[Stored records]
____
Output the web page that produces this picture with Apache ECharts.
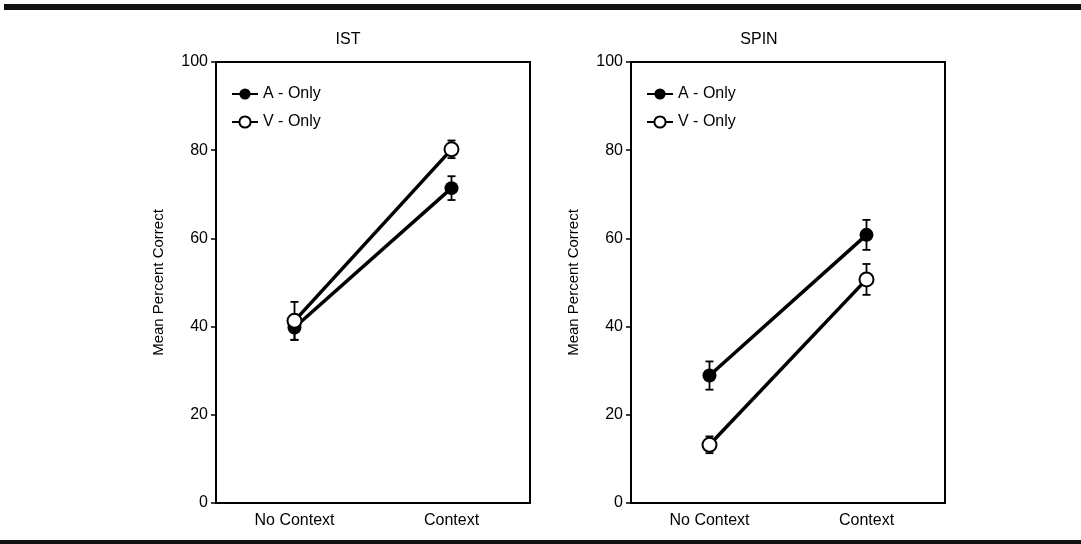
<!DOCTYPE html>
<html>
<head>
<meta charset="utf-8">
<script src="https://cdn.jsdelivr.net/npm/echarts@6/dist/echarts.min.js"></script>
<style>
  html, body { margin: 0; padding: 0; background: #fff; }
  #main { width: 1081px; height: 544px; }
</style>
</head>
<body>
<div id="main"></div>
<script>
// data
var categories = ['No Context', 'Context'];
var panelTitles = ['IST', 'SPIN'];
var seriesNames = ['A - Only', 'V - Only'];
var yTicks = [0, 20, 40, 60, 80, 100];

var istA = [39.8, 71.4];
var istAErr = [2.8, 2.7];
var istV = [41.3, 80.2];
var istVErr = [4.3, 2.0];

var spinA = [28.9, 60.8];
var spinAErr = [3.2, 3.4];
var spinV = [13.2, 50.7];
var spinVErr = [1.9, 3.5];

var FONT = 'Liberation Sans';
var chart = echarts.init(document.getElementById('main'));

function errItem(params, api) {
  var x = api.value(0);
  var lo = api.coord([x, api.value(1)]);
  var hi = api.coord([x, api.value(2)]);
  var cap = 4;
  var st = { stroke: '#000', lineWidth: 1.8 };
  return {
    type: 'group',
    children: [
      { type: 'line', shape: { x1: lo[0], y1: lo[1], x2: hi[0], y2: hi[1] }, style: st },
      { type: 'line', shape: { x1: lo[0] - cap, y1: lo[1], x2: lo[0] + cap, y2: lo[1] }, style: st },
      { type: 'line', shape: { x1: hi[0] - cap, y1: hi[1], x2: hi[0] + cap, y2: hi[1] }, style: st }
    ]
  };
}

function errData(vals, errs) {
  return vals.map(function (v, i) { return [i, v - errs[i], v + errs[i]]; });
}

function lineSeries(name, vals, idx, filled) {
  return {
    name: name,
    type: 'line',
    xAxisIndex: idx,
    yAxisIndex: idx,
    data: vals,
    symbol: 'circle',
    symbolSize: 14,
    z: 5,
    lineStyle: { color: '#000', width: 3.5 },
    itemStyle: { color: filled ? '#000' : '#fff', borderColor: '#000', borderWidth: filled ? 0 : 2 }
  };
}

function errSeries(vals, errs, idx) {
  return {
    type: 'custom',
    xAxisIndex: idx,
    yAxisIndex: idx,
    renderItem: errItem,
    data: errData(vals, errs),
    z: 3,
    silent: true
  };
}

function xAxis(idx) {
  return {
    type: 'category',
    gridIndex: idx,
    data: categories,
    boundaryGap: true,
    axisLine: { lineStyle: { color: '#000', width: 2 } },
    axisTick: { show: false },
    axisLabel: { color: '#000', fontFamily: FONT, fontSize: 16, margin: 10 }
  };
}

function yAxis(idx) {
  return {
    type: 'value',
    gridIndex: idx,
    min: yTicks[0],
    max: yTicks[yTicks.length - 1],
    interval: 20,
    name: 'Mean Percent Correct',
    nameLocation: 'middle',
    nameGap: 50,
    nameTextStyle: { color: '#000', fontFamily: FONT, fontSize: 15 },
    axisLine: { show: true, lineStyle: { color: '#000', width: 2 } },
    axisTick: { show: true, length: 5, lineStyle: { color: '#000', width: 1.5 } },
    axisLabel: { color: '#000', fontFamily: FONT, fontSize: 16, margin: 8 },
    splitLine: { show: false }
  };
}

function legend(left) {
  return {
    left: left,
    top: 81,
    orient: 'vertical',
    itemWidth: 26,
    itemHeight: 14,
    itemGap: 12,
    data: seriesNames,
    textStyle: { color: '#000', fontFamily: FONT, fontSize: 16 },
    selectedMode: false
  };
}

var option = {
  backgroundColor: '#fff',
  animation: false,
  title: [
    { text: panelTitles[0], left: 343, top: 27, textAlign: 'center',
      textStyle: { color: '#000', fontFamily: FONT, fontSize: 16, fontWeight: 'normal' } },
    { text: panelTitles[1], left: 754, top: 27, textAlign: 'center',
      textStyle: { color: '#000', fontFamily: FONT, fontSize: 16, fontWeight: 'normal' } }
  ],
  legend: [legend(226), legend(641)],
  grid: [
    { left: 216, right: 551, top: 62, bottom: 41, show: true, borderColor: '#000', borderWidth: 2, backgroundColor: 'transparent' },
    { left: 631, right: 136, top: 62, bottom: 41, show: true, borderColor: '#000', borderWidth: 2, backgroundColor: 'transparent' }
  ],
  xAxis: [xAxis(0), xAxis(1)],
  yAxis: [yAxis(0), yAxis(1)],
  series: [
    errSeries(istA, istAErr, 0),
    errSeries(istV, istVErr, 0),
    lineSeries(seriesNames[0], istA, 0, true),
    lineSeries(seriesNames[1], istV, 0, false),
    errSeries(spinA, spinAErr, 1),
    errSeries(spinV, spinVErr, 1),
    lineSeries(seriesNames[0], spinA, 1, true),
    lineSeries(seriesNames[1], spinV, 1, false)
  ],
  graphic: [
    { type: 'rect', shape: { x: 4, y: 4, width: 1077, height: 6 }, style: { fill: '#111' } },
    { type: 'rect', shape: { x: 0, y: 540, width: 1081, height: 4 }, style: { fill: '#111' } }
  ]
};

chart.setOption(option);
</script>
</body>
</html>
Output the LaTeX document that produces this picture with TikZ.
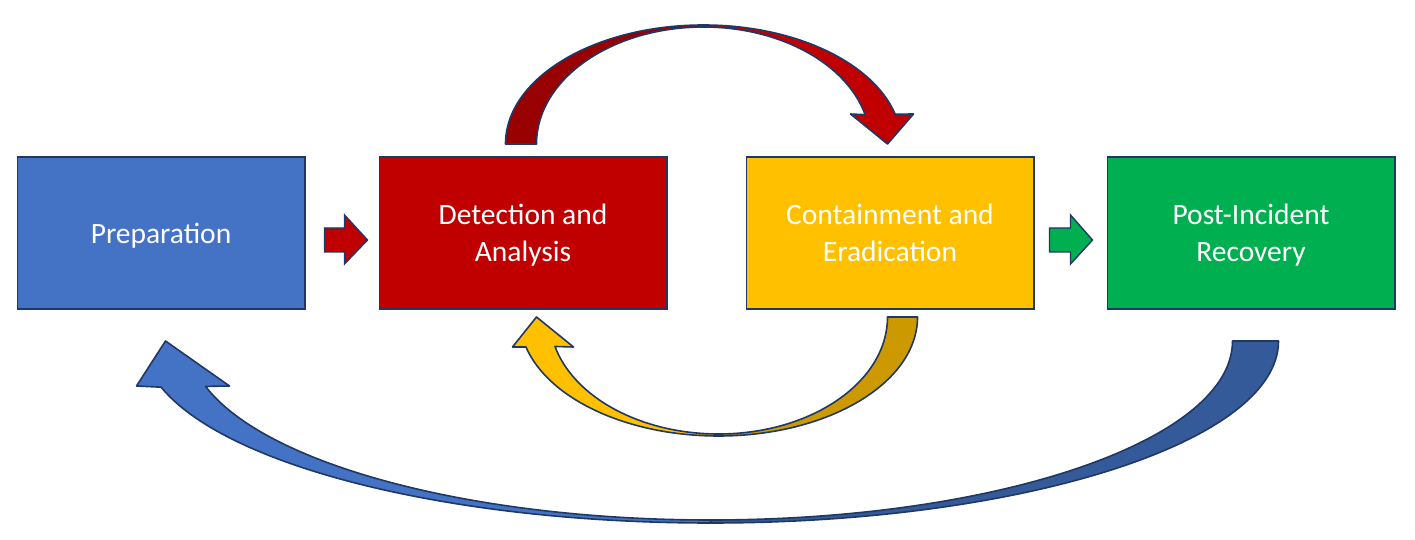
____
## What this task involves
Return the lines exactly as they stand, from the start of the entries through the line holding "var chart = echarts.init(document.getElementById('main'));"; omit the pictures.

## Correct output
Output the web page that produces this picture with Apache ECharts.
<!DOCTYPE html>
<html>
<head>
<meta charset="utf-8">
<script src="https://cdn.jsdelivr.net/npm/echarts@6/dist/echarts.min.js"></script>
<style>
  html, body { margin: 0; padding: 0; background: #fff; }
  #main { width: 1081px; height: 544px; }
</style>
</head>
<body>
<div id="main"></div>
<script>
// data
var categories = ['No Context', 'Context'];
var panelTitles = ['IST', 'SPIN'];
var seriesNames = ['A - Only', 'V - Only'];
var yTicks = [0, 20, 40, 60, 80, 100];

var istA = [39.8, 71.4];
var istAErr = [2.8, 2.7];
var istV = [41.3, 80.2];
var istVErr = [4.3, 2.0];

var spinA = [28.9, 60.8];
var spinAErr = [3.2, 3.4];
var spinV = [13.2, 50.7];
var spinVErr = [1.9, 3.5];

var FONT = 'Liberation Sans';
var chart = echarts.init(document.getElementById('main'));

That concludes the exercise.